A partnership between Tesco and the packaging manufacturer, Berry Global, will see soft plastic collected from Tesco stores and recycled into pellets for use in bin liners.

Tesco says it has rapidly scaled the amount of soft plastics collection points, which were first trialled in 2019, with the retailer reporting a recovery rate of 80% for the soft plastic returned by customers. The retailer apparently now collects plastic from customers for recycling in over 900 stores, with over 850 tonnes of soft plastic collected to date.

As part of the collaboration between Tesco and Berry, 25 tonnes of soft plastic per month of collected material — including bread bags, fruit, vegetable and salad packaging — is being sent to Berry’s recycling facility in Heanor, Derbyshire.

At the facility, the soft plastic material is washed, scrubbed, and dried, with unwanted items removed from the recycling stream. Berry then turns the resulting material into pellets, which can be used in the manufacture of bin liners.

Additionally, the Tesco recycled pallet is blended with recovered agricultural films, such as baling wrap. According to the companies, the combination of the two recycled material sources gives the refuse sacks the required strength and durability, with a high resistance to tearing.

Tesco and Berry are apparently working in partnership to ensure full traceability of the collected soft plastics through the supply chain and ensure the circularity of the project.

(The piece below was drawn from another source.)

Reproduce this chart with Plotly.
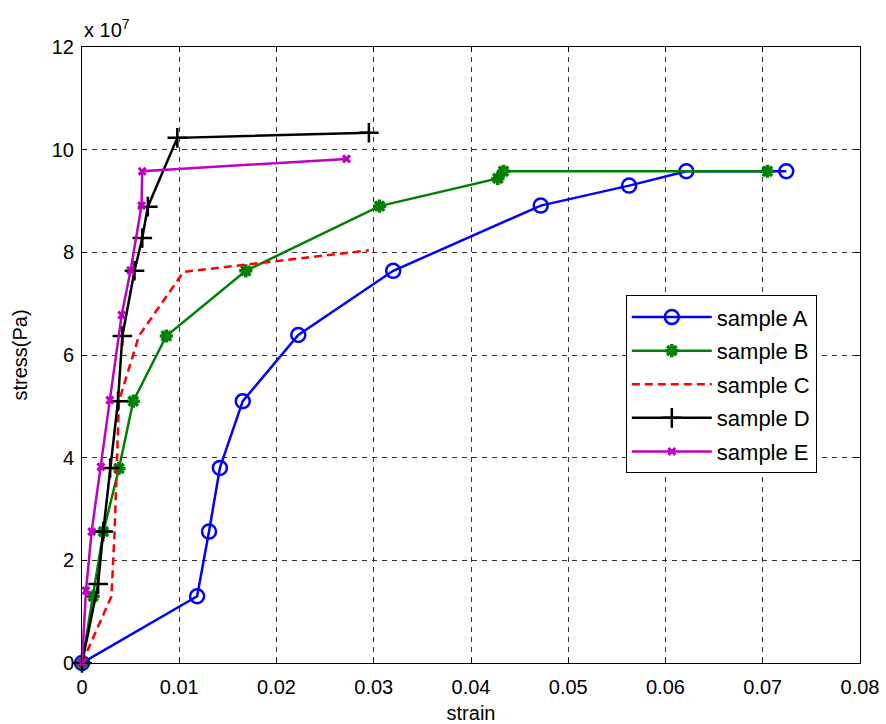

William Guest, sustainability packaging manager at Tesco, comments: “Our soft plastic collection points help to plug the gap in the country’s recycling infrastructure, and when combined with initiatives like this, we meet our customers’ ask that materials do not go to waste.”

Max Baxter, external affairs director at Berry bpi, adds: “Our collaboration with Tesco demonstrates how traditionally hard to recycle plastics can now be sustainably converted and manufactured into new products in the UK.

“We are delighted to be supporting this Tesco initiative which helps to keep valuable used plastic film out of the waste stream.”

Speaking to Packaging Europe earlier this year, James Bull, head of packaging at Tesco, noted that the soft plastic collection scheme is a “popular concept”, adding that the retailer is “working with recyclers to explore what can be done with the remaining 20%” of soft plastics that are not currently recycled as part of the initiative. Tesco already offers cheese in food-grade soft, flexible plastic packaging made with recycled soft plastic collected in its stores.

Tesco’s strategy focuses on the four Rs: Remove, Reduce, Reuse, Recycle. In line with ‘Reduce’ and ‘Remove’, the retailer has also stopped selling beer and ciders held together by soft plastic rings and shrink wrap, requiring companies to use alternative materials for multipacks, such as cardboard sleeves or rigid plastic that can be recycled via kerbside collection. Last year, Tesco also launched Loop in some of its stores, which offers customers refillable options for brands including Alberto Balsam, Coca-Cola, Persil, and Tetley.

Tesco says that its 20 Extra Strong Refuse Sacks 75L, which are made from 20% recycled plastic, are currently available in-store, priced at £3 per pack.